LAWS(ALL)-1954-1-25

RASOOL Vs. RAMZAN ALI

Decided On January 04, 1954
RASOOL Appellant
V/S
RAMZAN ALI Respondents

JUDGEMENT

(1.) THIS is a defendant's second appeal arising out of a suit brought by the plaintiff for a mandatory injunction to require the defendant to close up a window opened by him in one of his rooms built on the upper storey on the ground that it overlooked the court-yard of the plaintiff's house and invaded the privacy of the occupants of the house.

(2.) THE defence in the case was that the window in the new room was at the place where one existed in the tiled apartment which stood at the place where the new room was built. The trial court came to the conclusion that the new window had been opened at the place where the old one existed in the tiled apartment. The Court, therefore, dismissed the suit. The plaintiff then went up in appeal and the learned Civil Judge of Barabanki who heard the appeal reversed the finding of the trial Court and decreed the plaintiff's claim for the closure of the window. The defendant has now come up in second appeal.

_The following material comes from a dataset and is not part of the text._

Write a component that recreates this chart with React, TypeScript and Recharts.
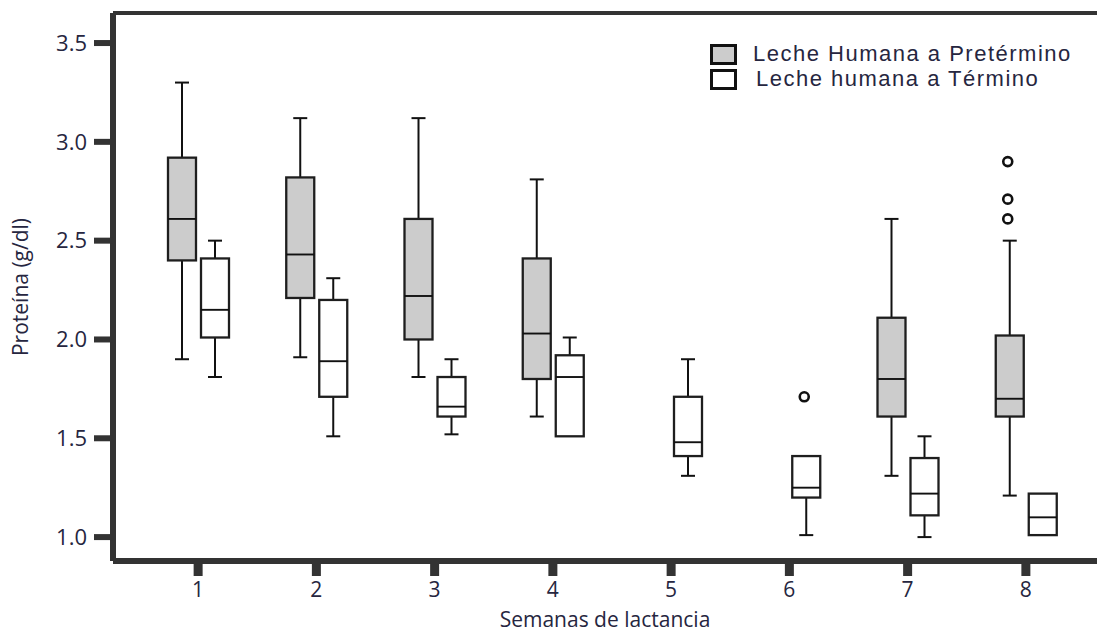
import React from 'react';
import { ComposedChart, Bar, XAxis, YAxis, Legend, Label, ReferenceLine } from 'recharts';

const weeks = ['1', '2', '3', '4', '5', '6', '7', '8'];

// Leche humana a pretérmino (gray boxes)
const preMin = [1.9, 1.91, 1.81, 1.61, null, null, 1.31, 1.21];
const preQ1 = [2.4, 2.21, 2.0, 1.8, null, null, 1.61, 1.61];
const preMed = [2.61, 2.43, 2.22, 2.03, null, null, 1.8, 1.7];
const preQ3 = [2.92, 2.82, 2.61, 2.41, null, null, 2.11, 2.02];
const preMax = [3.3, 3.12, 3.12, 2.81, null, null, 2.61, 2.5];
const preOut: number[][] = [[], [], [], [], [], [], [], [2.61, 2.71, 2.9]];

// Leche humana a término (white boxes)
const termMin = [1.81, 1.51, 1.52, 1.51, 1.31, 1.01, 1.0, 1.01];
const termQ1 = [2.01, 1.71, 1.61, 1.51, 1.41, 1.2, 1.11, 1.01];
const termMed = [2.15, 1.89, 1.66, 1.81, 1.48, 1.25, 1.22, 1.1];
const termQ3 = [2.41, 2.2, 1.81, 1.92, 1.71, 1.41, 1.4, 1.22];
const termMax = [2.5, 2.31, 1.9, 2.01, 1.9, 1.41, 1.51, 1.22];
const termOut: number[][] = [[], [], [], [], [], [1.71], [], []];

const yTicks = [1.0, 1.5, 2.0, 2.5, 3.0, 3.5];
const yDomain = [0.879, 3.652];
const seriesNames = ['Leche Humana a Pretérmino', 'Leche humana a Término'];

const data = weeks.map((w, i) => ({
  week: w,
  preMin: preMin[i], preQ1: preQ1[i], preMed: preMed[i], preQ3: preQ3[i], preMax: preMax[i], preOut: preOut[i],
  termMin: termMin[i], termQ1: termQ1[i], termMed: termMed[i], termQ3: termQ3[i], termMax: termMax[i], termOut: termOut[i],
}));

const FONT = '"Open Sans", "DejaVu Sans", sans-serif';
const LEGEND_FONT = '"Liberation Sans", Arial, sans-serif';
const TEXT = '#262640';
const GRAY = '#cccccc';

function makeBoxShape(prefix: string, fill: string) {
  return (props: any) => {
    const { x, y, width, height, payload } = props;
    const q1 = payload[prefix + 'Q1'];
    const q3 = payload[prefix + 'Q3'];
    if (q1 == null || q3 == null || !isFinite(y) || !isFinite(height)) return <g />;
    const med = payload[prefix + 'Med'];
    const mn = payload[prefix + 'Min'];
    const mx = payload[prefix + 'Max'];
    const outs: number[] = payload[prefix + 'Out'] || [];
    const top = Math.min(y, y + height);
    const h = Math.abs(height);
    const ppu = h / (q3 - q1);
    const py = (v: number) => top + (q3 - v) * ppu;
    const cx = x + width / 2;
    const cap = 7;
    const wStroke = '#111';
    return (
      <g>
        {mx > q3 && (
          <g>
            <line x1={cx} x2={cx} y1={py(mx)} y2={top} stroke={wStroke} strokeWidth={2} />
            <line x1={cx - cap} x2={cx + cap} y1={py(mx)} y2={py(mx)} stroke={wStroke} strokeWidth={2} />
          </g>
        )}
        {mn < q1 && (
          <g>
            <line x1={cx} x2={cx} y1={top + h} y2={py(mn)} stroke={wStroke} strokeWidth={2} />
            <line x1={cx - cap} x2={cx + cap} y1={py(mn)} y2={py(mn)} stroke={wStroke} strokeWidth={2} />
          </g>
        )}
        <rect x={x} y={top} width={width} height={h} fill={fill} stroke="#1e1e1e" strokeWidth={2.3} />
        <line x1={x} x2={x + width} y1={py(med)} y2={py(med)} stroke="#111" strokeWidth={1.9} />
        {outs.map((o, k) => (
          <circle key={k} cx={cx - 2} cy={py(o)} r={4.5} fill="#fff" stroke="#111" strokeWidth={2.6} />
        ))}
      </g>
    );
  };
}

const preShape = makeBoxShape('pre', GRAY);
const termShape = makeBoxShape('term', '#ffffff');

const renderLegend = (props: any) => {
  const items = props.payload || [];
  return (
    <div style={{ position: 'relative', fontFamily: LEGEND_FONT }}>
      {items.map((it: any, i: number) => (
        <div key={i} style={{ position: 'relative', height: 25 }}>
          <div
            style={{
              position: 'absolute', left: 0, top: 3, width: 27, height: 21, boxSizing: 'border-box',
              border: '3.5px solid #111', background: it.color,
            }}
          />
          <div
            style={{
              position: 'absolute', left: 43 + i * 3, top: 0, height: 25, lineHeight: '25px', fontSize: 22,
              letterSpacing: '1.5px', color: TEXT, whiteSpace: 'nowrap',
            }}
          >
            {it.value}
          </div>
        </div>
      ))}
    </div>
  );
};

export default function App() {
  return (
    <div style={{ position: 'absolute', left: 0, top: 0, background: '#fff' }}>
      <ComposedChart
        width={1097}
        height={634}
        data={data}
        margin={{ top: 13, right: 0, left: 0, bottom: 0 }}
        barSize={28}
        barGap={5}
      >
        <XAxis
          dataKey="week"
          type="category"
          height={73}
          padding={{ left: 26, right: 12 }}
          axisLine={{ stroke: '#333', strokeWidth: 6 }}
          tickLine={{ stroke: '#333', strokeWidth: 9 }}
          tickSize={15}
          tickMargin={6}
          tick={{ fontSize: 21, fill: TEXT, fontFamily: FONT }}
        >
          <Label
            content={(p: any) => {
              const vb = p.viewBox;
              return (
                <text x={vb.x + vb.width / 2} y={627} textAnchor="middle" fontSize={21} fill={TEXT} fontFamily={FONT}>
                  Semanas de lactancia
                </text>
              );
            }}
          />
        </XAxis>
        <YAxis
          type="number"
          domain={yDomain}
          ticks={yTicks}
          allowDataOverflow
          width={113}
          tickFormatter={(v: number) => v.toFixed(1)}
          axisLine={{ stroke: '#333', strokeWidth: 6 }}
          tickLine={{ stroke: '#333', strokeWidth: 6 }}
          tickSize={19}
          tickMargin={7}
          tick={{ fontSize: 22, fill: TEXT, fontFamily: FONT }}
        >
          <Label
            content={() => (
              <text
                x={28}
                y={287}
                textAnchor="middle"
                fontSize={21}
                fill={TEXT}
                fontFamily={FONT}
                transform="rotate(-90 28 287)"
              >
                Proteína (g/dl)
              </text>
            )}
          />
        </YAxis>
        <ReferenceLine y={yDomain[1]} stroke="#333" strokeWidth={4} ifOverflow="visible" />
        <Legend
          layout="vertical"
          align="center"
          verticalAlign="middle"
          wrapperStyle={{ position: 'absolute', left: 710, top: 41, width: 380, height: 50 }}
          content={renderLegend}
        />
        <Bar
          name={seriesNames[0]}
          dataKey={(d: any) => (d.preQ1 == null ? undefined : [d.preQ1, d.preQ3])}
          fill={GRAY}
          shape={preShape}
          isAnimationActive={false}
        />
        <Bar
          name={seriesNames[1]}
          dataKey={(d: any) => (d.termQ1 == null ? undefined : [d.termQ1, d.termQ3])}
          fill="#ffffff"
          shape={termShape}
          isAnimationActive={false}
        />
      </ComposedChart>
    </div>
  );
}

(3.) THE question as to whether an old window existed at the place where the new window has been opened is concluded by a finding of the lower appellate Court as it is a question of fact. The learned Counsel for the appellant has, however, argued that the defendant had an absolute right to the enjoyment of air and light and as such he could not be restrained from having an opening in the shape of a window in the wall of his new room. The right of privacy is recognised in this province for a very long time and has been the subject of judicial pronouncements in various cases. The leading case, -- 'gokal Prasad v. Radho', 10 All 358 (A), has been followed in various other cases and in the latest pronouncement of this Court, in -- 'nihal Chand v. Mt. Bhagwan Dei', AIR 1935 All 1002 (B), the earlier cases have all been reviewed and referred to. It has been held in this reported case that the custom of a right of privacy is of general prevalence and is commonly recognised and it is open to a Court to take judicial notice of such a custom in this province under Section 57 of the Evi-I dence Act. In view of these decisions it is not open to the appellant to successfully raise the plea that no right of privacy, such as was claimed by the plaintiff in this case, existed.